■ Your task ■
Drop every picture. Then return, exactly, the lines from the beginning of the listing below through the one containing "2919, 2986, 3085]".

■ Source excerpt ■
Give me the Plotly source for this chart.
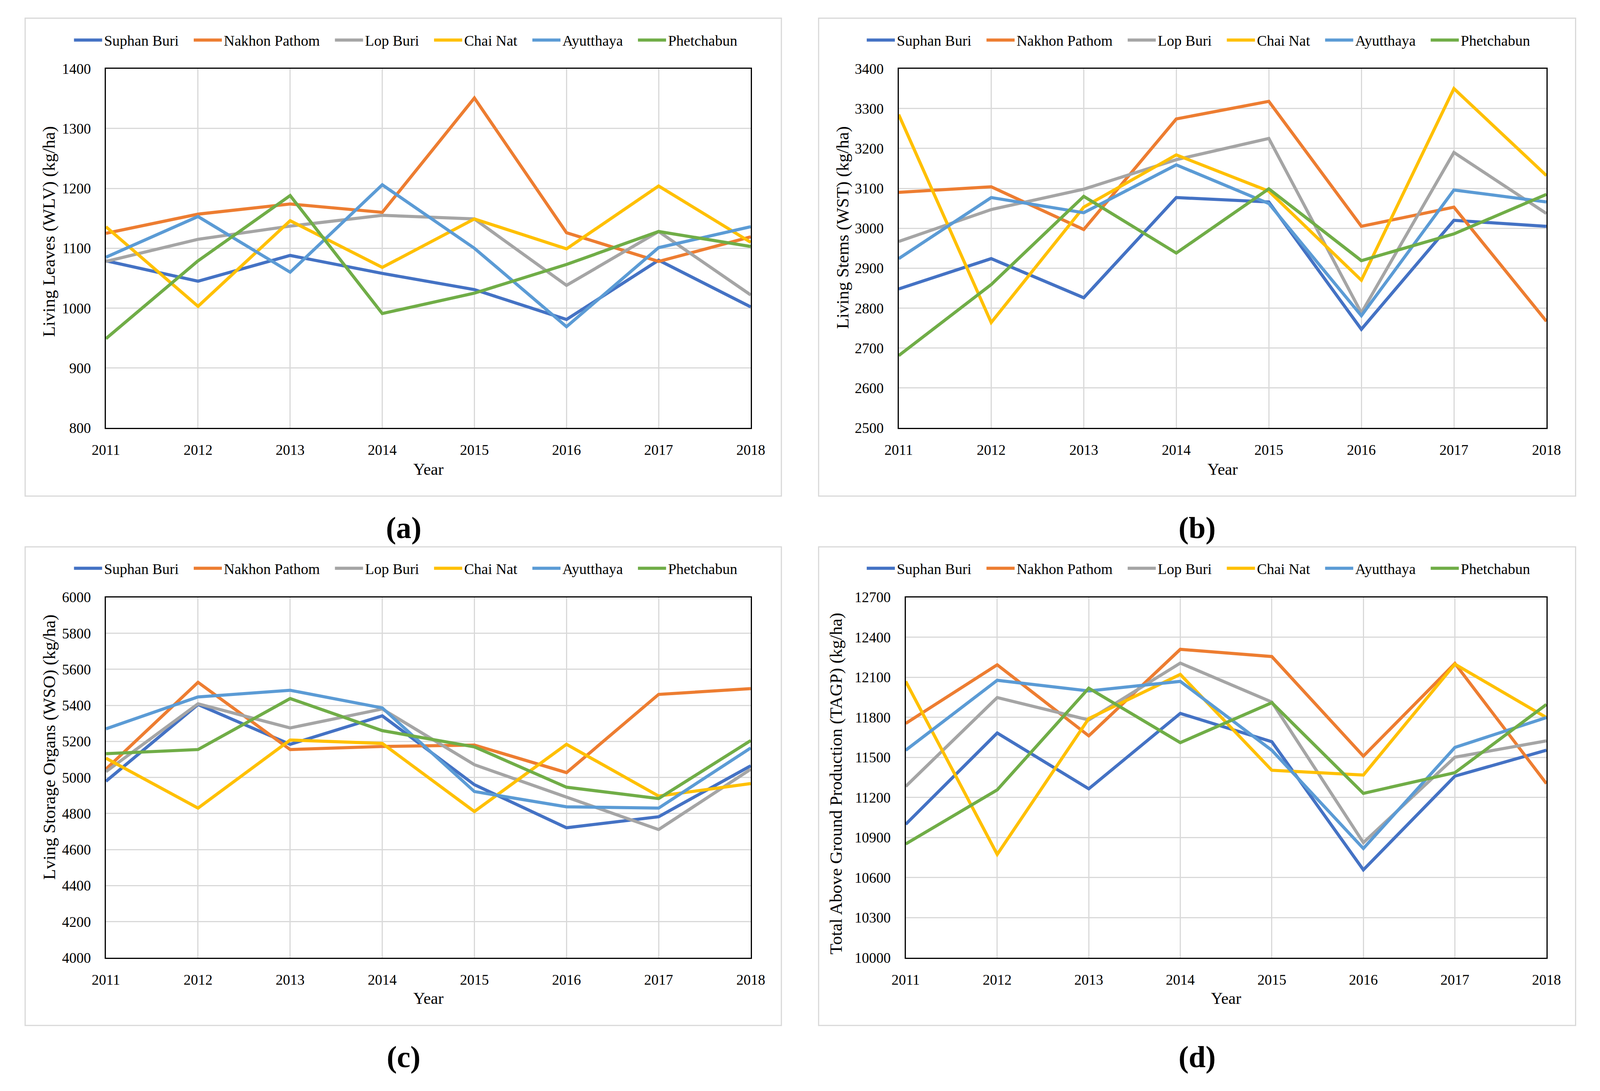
import plotly.graph_objects as go

years = [2011, 2012, 2013, 2014, 2015, 2016, 2017, 2018]
provinces = ["Suphan Buri", "Nakhon Pathom", "Lop Buri", "Chai Nat", "Ayutthaya", "Phetchabun"]
colors = ["#4472C4", "#ED7D31", "#A5A5A5", "#FFC000", "#5B9BD5", "#70AD47"]

# (a) Living Leaves WLV (kg/ha)
wlv_suphan = [1079, 1045, 1088, 1058, 1031, 981, 1080, 1002]
wlv_nakhon = [1125, 1157, 1174, 1160, 1351, 1126, 1078, 1119]
wlv_lopburi = [1078, 1115, 1137, 1155, 1149, 1038, 1128, 1022]
wlv_chainat = [1136, 1003, 1146, 1068, 1149, 1099, 1204, 1110]
wlv_ayutthaya = [1085, 1153, 1060, 1206, 1100, 969, 1101, 1136]
wlv_phetchabun = [949, 1079, 1188, 991, 1025, 1073, 1128, 1103]

# (b) Living Stems WST (kg/ha)
wst_suphan = [2848, 2924, 2826, 3077, 3066, 2747, 3020, 3005]
wst_nakhon = [3090, 3104, 2997, 3274, 3318, 3005, 3053, 2767]
wst_lopburi = [2967, 3047, 3098, 3172, 3225, 2788, 3190, 3037]
wst_chainat = [3285, 2764, 3053, 3184, 3093, 2870, 3350, 3132]
wst_ayutthaya = [2924, 3077, 3039, 3159, 3062, 2781, 3096, 3066]
wst_phetchabun = [2681, 2859, 3080, 2938, 3099, 2919, 2986, 3085]

# (c) Living Storage Organs WSO (kg/ha)
wso_suphan = [4979, 5405, 5184, 5342, 4960, 4721, 4782, 5065]
wso_nakhon = [5046, 5528, 5155, 5172, 5180, 5027, 5461, 5493]
wso_lopburi = [5032, 5409, 5275, 5380, 5071, 4893, 4711, 5046]
wso_chainat = [5107, 4830, 5208, 5189, 4811, 5184, 4897, 4966]
wso_ayutthaya = [5270, 5447, 5484, 5386, 4922, 4837, 4830, 5164]
wso_phetchabun = [5132, 5155, 5438, 5260, 5170, 4946, 4883, 5205]

# (d) Total Above Ground Production TAGP (kg/ha)
tagp_suphan = [10999, 11683, 11265, 11830, 11618, 10658, 11360, 11554]
tagp_nakhon = [11755, 12194, 11662, 12310, 12256, 11510, 12204, 11304]
tagp_lopburi = [11283, 11949, 11781, 12207, 11915, 10862, 11502, 11624]
tagp_chainat = [12070, 10774, 11791, 12122, 11404, 11368, 12199, 11799]
tagp_ayutthaya = [11554, 12078, 11998, 12070, 11554, 10818, 11575, 11799]
tagp_phetchabun = [10852, 11257, 12019, 11611, 11910, 11231, 11386, 11897]

y_titles = ["Living Leaves (WLV) (kg/ha)", "Living Stems (WST) (kg/ha)",
            "Lving Storage Organs (WSO) (kg/ha)", "Total Above Ground Production (TAGP) (kg/ha)"]
captions = ["(a)", "(b)", "(c)", "(d)"]
y_ranges = [(800, 1400, 100), (2500, 3400, 100), (4000, 6000, 200), (10000, 12700, 300)]

panels = [
    [wlv_suphan, wlv_nakhon, wlv_lopburi, wlv_chainat, wlv_ayutthaya, wlv_phetchabun],
    [wst_suphan, wst_nakhon, wst_lopburi, wst_chainat, wst_ayutthaya, wst_phetchabun],
    [wso_suphan, wso_nakhon, wso_lopburi, wso_chainat, wso_ayutthaya, wso_phetchabun],
    [tagp_suphan, tagp_nakhon, tagp_lopburi, tagp_chainat, tagp_ayutthaya, tagp_phetchabun],
]

# reference frame (positions measured on the 4260x2792 reference)
REF_W, REF_H = 4260, 2792
# the browser viewport is 4096 px wide; the figure is resized to the viewport in JS
FIG_W, FIG_H = 4096, 2792
FONT = "Liberation Serif"
NB = "\u00a0"

plot_px = [  # x0, x1, y0(top), y1(bottom)
    (249, 1997, 158, 1091),
    (2398, 4154, 158, 1091),
    (249, 1997, 1531, 2467),
    (2417, 4154, 1531, 2467),
]
box_px = [
    (30, 2080, 27, 1268),
    (2181, 4233, 27, 1268),
    (30, 2080, 1400, 2643),
    (2181, 4233, 1400, 2643),
]
legend_px = [(1062, 84), (3211, 84), (1062, 1456), (3211, 1456)]
ytitle_px = [(95, 581), (2246, 571), (95, 1920), (2228, 2015)]
xtitle_y = [1199, 1199, 2573, 2573]
caption_px = [(1056, 1350), (3207, 1350), (1056, 2725), (3207, 2725)]

def px(x):
    return x / REF_W

def py(y):
    return 1 - y / REF_H

fig = go.Figure()
layout = dict(
    width=FIG_W, height=FIG_H, autosize=False,
    margin=dict(l=0, r=0, t=0, b=0, pad=0),
    paper_bgcolor="white", plot_bgcolor="white",
    font=dict(family=FONT, size=37, color="black"),
    shapes=[], annotations=[],
)

for k in range(4):
    sfx = "" if k == 0 else str(k + 1)
    xa = "x" + sfx
    ya = "y" + sfx
    leg = "legend" + sfx
    for i, name in enumerate(provinces):
        label = name + (NB * 3 if i < len(provinces) - 1 else "")
        fig.add_trace(go.Scatter(
            x=years, y=panels[k][i], name=label, mode="lines",
            line=dict(color=colors[i], width=8),
            xaxis=xa, yaxis=ya, legend=leg, showlegend=True,
        ))
    x0, x1, y0, y1 = plot_px[k]
    lo, hi, dt = y_ranges[k]
    layout["xaxis" + sfx] = dict(
        domain=[px(x0), px(x1)], anchor=ya, range=[2011, 2018],
        tickmode="array", tickvals=years, ticktext=[str(v) for v in years],
        showgrid=True, gridcolor="#d9d9d9", gridwidth=2.5,
        showline=True, mirror=True, linecolor="black", linewidth=3,
        ticks="", ticklabelstandoff=22, zeroline=False,
        tickfont=dict(family=FONT, size=37),
    )
    layout["yaxis" + sfx] = dict(
        domain=[py(y1), py(y0)], anchor=xa, range=[lo, hi], dtick=dt, tick0=lo,
        tickformat="d",
        showgrid=True, gridcolor="#d9d9d9", gridwidth=2.5,
        showline=True, mirror=True, linecolor="black", linewidth=3,
        ticks="", ticklabelstandoff=28, zeroline=False,
        tickfont=dict(family=FONT, size=37),
    )
    lx, ly = legend_px[k]
    layout[leg] = dict(
        orientation="h", x=px(lx), y=py(ly), xanchor="center", yanchor="middle",
        xref="paper", yref="paper", font=dict(family=FONT, size=38),
        itemwidth=72, bgcolor="rgba(0,0,0,0)", traceorder="normal",
    )
    bx0, bx1, by0, by1 = box_px[k]
    layout["shapes"].append(dict(
        type="rect", xref="paper", yref="paper",
        x0=px(bx0), x1=px(bx1), y0=py(by1), y1=py(by0),
        line=dict(color="#d9d9d9", width=3), fillcolor="rgba(0,0,0,0)", layer="below",
    ))
    tx, ty = ytitle_px[k]
    layout["annotations"].append(dict(
        text=y_titles[k], xref="paper", yref="paper", x=px(tx), y=py(ty),
        xanchor="center", yanchor="middle", textangle=-90, showarrow=False,
        font=dict(family=FONT, size=45),
    ))
    layout["annotations"].append(dict(
        text="Year", xref="paper", yref="paper", x=px((x0 + x1) / 2), y=py(xtitle_y[k]),
        xanchor="center", yanchor="middle", showarrow=False,
        font=dict(family=FONT, size=42),
    ))
    cx, cy = caption_px[k]
    layout["annotations"].append(dict(
        text="<b>" + captions[k] + "</b>", xref="paper", yref="paper", x=px(cx), y=py(cy),
        xanchor="center", yanchor="middle", showarrow=False,
        font=dict(family=FONT, size=78),
    ))

fig.update_layout(**layout)

post_js = """
document.body.style.margin='0';
document.body.style.padding='0';
document.documentElement.style.overflow='hidden';
document.body.style.overflow='hidden';
var gd = document.getElementById('{plot_id}');
var w = window.innerWidth, h = window.innerHeight;
if (w > 0 && h > 0 && (w !== gd.layout.width || h !== gd.layout.height)) {
    Plotly.relayout(gd, {width: w, height: h});
}
"""
fig.write_html("out.html", post_script=post_js, config={"displayModeBar": False})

■ Correct answer ■
Give me the Plotly source for this chart.
import plotly.graph_objects as go

years = [2011, 2012, 2013, 2014, 2015, 2016, 2017, 2018]
provinces = ["Suphan Buri", "Nakhon Pathom", "Lop Buri", "Chai Nat", "Ayutthaya", "Phetchabun"]
colors = ["#4472C4", "#ED7D31", "#A5A5A5", "#FFC000", "#5B9BD5", "#70AD47"]

# (a) Living Leaves WLV (kg/ha)
wlv_suphan = [1079, 1045, 1088, 1058, 1031, 981, 1080, 1002]
wlv_nakhon = [1125, 1157, 1174, 1160, 1351, 1126, 1078, 1119]
wlv_lopburi = [1078, 1115, 1137, 1155, 1149, 1038, 1128, 1022]
wlv_chainat = [1136, 1003, 1146, 1068, 1149, 1099, 1204, 1110]
wlv_ayutthaya = [1085, 1153, 1060, 1206, 1100, 969, 1101, 1136]
wlv_phetchabun = [949, 1079, 1188, 991, 1025, 1073, 1128, 1103]

# (b) Living Stems WST (kg/ha)
wst_suphan = [2848, 2924, 2826, 3077, 3066, 2747, 3020, 3005]
wst_nakhon = [3090, 3104, 2997, 3274, 3318, 3005, 3053, 2767]
wst_lopburi = [2967, 3047, 3098, 3172, 3225, 2788, 3190, 3037]
wst_chainat = [3285, 2764, 3053, 3184, 3093, 2870, 3350, 3132]
wst_ayutthaya = [2924, 3077, 3039, 3159, 3062, 2781, 3096, 3066]
wst_phetchabun = [2681, 2859, 3080, 2938, 3099, 2919, 2986, 3085]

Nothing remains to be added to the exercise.